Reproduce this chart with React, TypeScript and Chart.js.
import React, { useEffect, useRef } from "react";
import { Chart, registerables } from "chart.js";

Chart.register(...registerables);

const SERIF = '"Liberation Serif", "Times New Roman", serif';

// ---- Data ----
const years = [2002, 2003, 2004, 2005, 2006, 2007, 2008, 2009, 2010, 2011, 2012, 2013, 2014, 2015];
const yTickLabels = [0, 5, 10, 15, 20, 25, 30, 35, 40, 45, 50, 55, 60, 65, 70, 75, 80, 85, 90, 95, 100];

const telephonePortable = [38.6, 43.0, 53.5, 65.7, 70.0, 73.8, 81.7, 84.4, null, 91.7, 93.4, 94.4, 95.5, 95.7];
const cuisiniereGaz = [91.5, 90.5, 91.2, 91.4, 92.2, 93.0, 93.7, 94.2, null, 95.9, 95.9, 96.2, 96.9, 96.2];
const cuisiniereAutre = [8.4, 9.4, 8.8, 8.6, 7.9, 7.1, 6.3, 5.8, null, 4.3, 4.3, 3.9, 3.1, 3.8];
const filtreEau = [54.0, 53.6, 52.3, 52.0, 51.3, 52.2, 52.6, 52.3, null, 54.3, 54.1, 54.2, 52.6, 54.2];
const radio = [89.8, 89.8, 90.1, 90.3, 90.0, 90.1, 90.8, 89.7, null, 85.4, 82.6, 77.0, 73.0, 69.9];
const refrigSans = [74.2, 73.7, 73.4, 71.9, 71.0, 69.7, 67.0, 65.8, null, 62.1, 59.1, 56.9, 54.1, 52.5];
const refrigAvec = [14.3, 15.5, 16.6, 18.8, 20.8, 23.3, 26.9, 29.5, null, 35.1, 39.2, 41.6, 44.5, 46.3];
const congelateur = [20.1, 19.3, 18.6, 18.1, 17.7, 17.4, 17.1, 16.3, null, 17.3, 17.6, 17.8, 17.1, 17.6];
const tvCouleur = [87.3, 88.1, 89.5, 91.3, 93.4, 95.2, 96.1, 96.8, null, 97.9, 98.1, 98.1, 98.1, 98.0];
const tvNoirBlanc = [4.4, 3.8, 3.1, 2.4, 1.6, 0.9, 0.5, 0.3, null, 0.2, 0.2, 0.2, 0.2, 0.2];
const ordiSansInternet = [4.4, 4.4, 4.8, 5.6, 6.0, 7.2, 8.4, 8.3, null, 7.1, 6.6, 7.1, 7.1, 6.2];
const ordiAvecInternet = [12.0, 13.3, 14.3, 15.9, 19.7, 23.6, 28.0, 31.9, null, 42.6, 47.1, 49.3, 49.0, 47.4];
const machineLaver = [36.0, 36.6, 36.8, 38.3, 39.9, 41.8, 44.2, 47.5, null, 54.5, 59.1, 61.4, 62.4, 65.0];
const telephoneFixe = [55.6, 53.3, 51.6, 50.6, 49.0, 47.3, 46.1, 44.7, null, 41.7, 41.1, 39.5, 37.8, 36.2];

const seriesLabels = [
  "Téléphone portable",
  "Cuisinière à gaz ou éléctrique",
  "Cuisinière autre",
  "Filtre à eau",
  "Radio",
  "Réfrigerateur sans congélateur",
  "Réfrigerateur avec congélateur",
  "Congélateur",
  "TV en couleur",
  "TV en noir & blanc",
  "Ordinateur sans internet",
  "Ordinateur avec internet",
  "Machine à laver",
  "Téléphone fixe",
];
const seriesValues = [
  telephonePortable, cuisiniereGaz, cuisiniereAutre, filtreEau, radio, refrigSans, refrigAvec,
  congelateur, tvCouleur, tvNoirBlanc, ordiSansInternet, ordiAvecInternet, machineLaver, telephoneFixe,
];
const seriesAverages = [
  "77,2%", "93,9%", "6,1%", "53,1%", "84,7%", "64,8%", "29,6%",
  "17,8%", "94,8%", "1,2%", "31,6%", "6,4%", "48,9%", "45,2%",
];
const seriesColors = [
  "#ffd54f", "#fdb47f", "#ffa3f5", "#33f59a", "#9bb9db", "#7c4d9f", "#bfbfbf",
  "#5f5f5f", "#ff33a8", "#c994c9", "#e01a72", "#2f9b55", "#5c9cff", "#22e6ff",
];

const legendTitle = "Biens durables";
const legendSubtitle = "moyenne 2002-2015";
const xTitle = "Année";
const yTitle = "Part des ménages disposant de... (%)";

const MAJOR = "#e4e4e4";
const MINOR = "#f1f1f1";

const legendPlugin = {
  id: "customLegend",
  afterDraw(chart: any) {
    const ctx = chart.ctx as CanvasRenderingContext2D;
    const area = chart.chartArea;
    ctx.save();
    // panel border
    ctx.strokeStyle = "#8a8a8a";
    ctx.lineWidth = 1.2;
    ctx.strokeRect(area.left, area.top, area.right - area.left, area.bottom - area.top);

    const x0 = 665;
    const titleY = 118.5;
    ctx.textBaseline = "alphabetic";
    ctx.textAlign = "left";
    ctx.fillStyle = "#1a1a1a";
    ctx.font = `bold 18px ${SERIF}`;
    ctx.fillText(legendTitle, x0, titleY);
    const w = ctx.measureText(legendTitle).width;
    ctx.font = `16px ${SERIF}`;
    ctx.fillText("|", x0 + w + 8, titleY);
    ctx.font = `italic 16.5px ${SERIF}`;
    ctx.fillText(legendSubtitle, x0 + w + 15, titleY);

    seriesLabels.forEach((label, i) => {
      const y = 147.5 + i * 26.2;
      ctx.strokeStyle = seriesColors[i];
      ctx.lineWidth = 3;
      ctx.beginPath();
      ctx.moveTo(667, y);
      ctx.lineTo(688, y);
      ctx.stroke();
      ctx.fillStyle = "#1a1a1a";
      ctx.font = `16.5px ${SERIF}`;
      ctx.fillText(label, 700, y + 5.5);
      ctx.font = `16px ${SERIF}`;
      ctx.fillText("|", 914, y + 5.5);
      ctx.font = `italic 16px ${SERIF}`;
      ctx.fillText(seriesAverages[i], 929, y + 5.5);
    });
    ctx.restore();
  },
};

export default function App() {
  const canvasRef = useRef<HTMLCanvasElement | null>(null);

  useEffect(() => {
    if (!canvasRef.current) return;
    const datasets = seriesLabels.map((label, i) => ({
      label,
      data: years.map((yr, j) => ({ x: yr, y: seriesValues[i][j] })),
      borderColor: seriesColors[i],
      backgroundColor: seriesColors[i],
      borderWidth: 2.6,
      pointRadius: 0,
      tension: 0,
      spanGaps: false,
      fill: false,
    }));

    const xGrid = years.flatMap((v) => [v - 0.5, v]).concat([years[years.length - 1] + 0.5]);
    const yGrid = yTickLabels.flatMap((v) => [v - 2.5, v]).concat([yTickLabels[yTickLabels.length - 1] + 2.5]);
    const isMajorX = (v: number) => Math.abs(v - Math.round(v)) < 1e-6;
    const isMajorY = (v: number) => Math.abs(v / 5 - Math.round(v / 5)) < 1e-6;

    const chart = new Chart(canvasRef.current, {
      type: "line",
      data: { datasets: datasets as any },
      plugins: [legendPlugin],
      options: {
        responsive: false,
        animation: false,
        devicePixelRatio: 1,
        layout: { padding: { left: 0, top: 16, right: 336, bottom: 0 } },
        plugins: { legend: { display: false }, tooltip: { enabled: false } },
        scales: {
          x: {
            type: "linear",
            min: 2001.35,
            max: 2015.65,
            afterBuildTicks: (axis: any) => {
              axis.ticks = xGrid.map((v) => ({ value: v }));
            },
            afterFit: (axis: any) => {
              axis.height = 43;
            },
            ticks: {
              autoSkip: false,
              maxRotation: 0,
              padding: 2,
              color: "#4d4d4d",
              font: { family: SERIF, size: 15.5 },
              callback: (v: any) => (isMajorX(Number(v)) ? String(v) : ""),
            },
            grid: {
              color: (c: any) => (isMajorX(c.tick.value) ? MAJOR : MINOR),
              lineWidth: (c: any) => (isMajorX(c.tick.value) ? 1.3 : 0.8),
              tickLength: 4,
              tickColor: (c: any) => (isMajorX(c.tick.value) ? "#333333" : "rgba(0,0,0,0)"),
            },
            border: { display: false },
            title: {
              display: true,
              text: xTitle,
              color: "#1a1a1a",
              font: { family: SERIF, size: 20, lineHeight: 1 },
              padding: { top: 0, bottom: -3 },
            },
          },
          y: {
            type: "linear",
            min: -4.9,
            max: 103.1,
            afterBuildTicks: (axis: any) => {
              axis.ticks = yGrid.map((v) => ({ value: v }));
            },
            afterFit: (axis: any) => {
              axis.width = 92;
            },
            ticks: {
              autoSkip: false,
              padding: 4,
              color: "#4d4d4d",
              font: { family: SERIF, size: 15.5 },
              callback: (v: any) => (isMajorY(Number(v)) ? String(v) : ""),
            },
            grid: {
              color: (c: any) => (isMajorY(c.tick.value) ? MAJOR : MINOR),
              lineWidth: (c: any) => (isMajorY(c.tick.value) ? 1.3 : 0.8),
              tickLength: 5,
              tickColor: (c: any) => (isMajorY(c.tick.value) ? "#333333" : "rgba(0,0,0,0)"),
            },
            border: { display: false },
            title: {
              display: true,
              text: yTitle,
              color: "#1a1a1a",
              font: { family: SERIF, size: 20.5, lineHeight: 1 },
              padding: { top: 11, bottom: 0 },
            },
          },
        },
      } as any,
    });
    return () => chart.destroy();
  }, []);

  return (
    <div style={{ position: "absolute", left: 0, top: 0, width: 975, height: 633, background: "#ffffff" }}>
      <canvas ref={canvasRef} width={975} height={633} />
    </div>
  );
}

Objective - Everything from the first line of the material through the line containing "90, 95, 100];" is to be printed exactly; lines after that are to be left out.

Answer to the problem -
Reproduce this chart with React, TypeScript and Chart.js.
import React, { useEffect, useRef } from "react";
import { Chart, registerables } from "chart.js";

Chart.register(...registerables);

const SERIF = '"Liberation Serif", "Times New Roman", serif';

// ---- Data ----
const years = [2002, 2003, 2004, 2005, 2006, 2007, 2008, 2009, 2010, 2011, 2012, 2013, 2014, 2015];
const yTickLabels = [0, 5, 10, 15, 20, 25, 30, 35, 40, 45, 50, 55, 60, 65, 70, 75, 80, 85, 90, 95, 100];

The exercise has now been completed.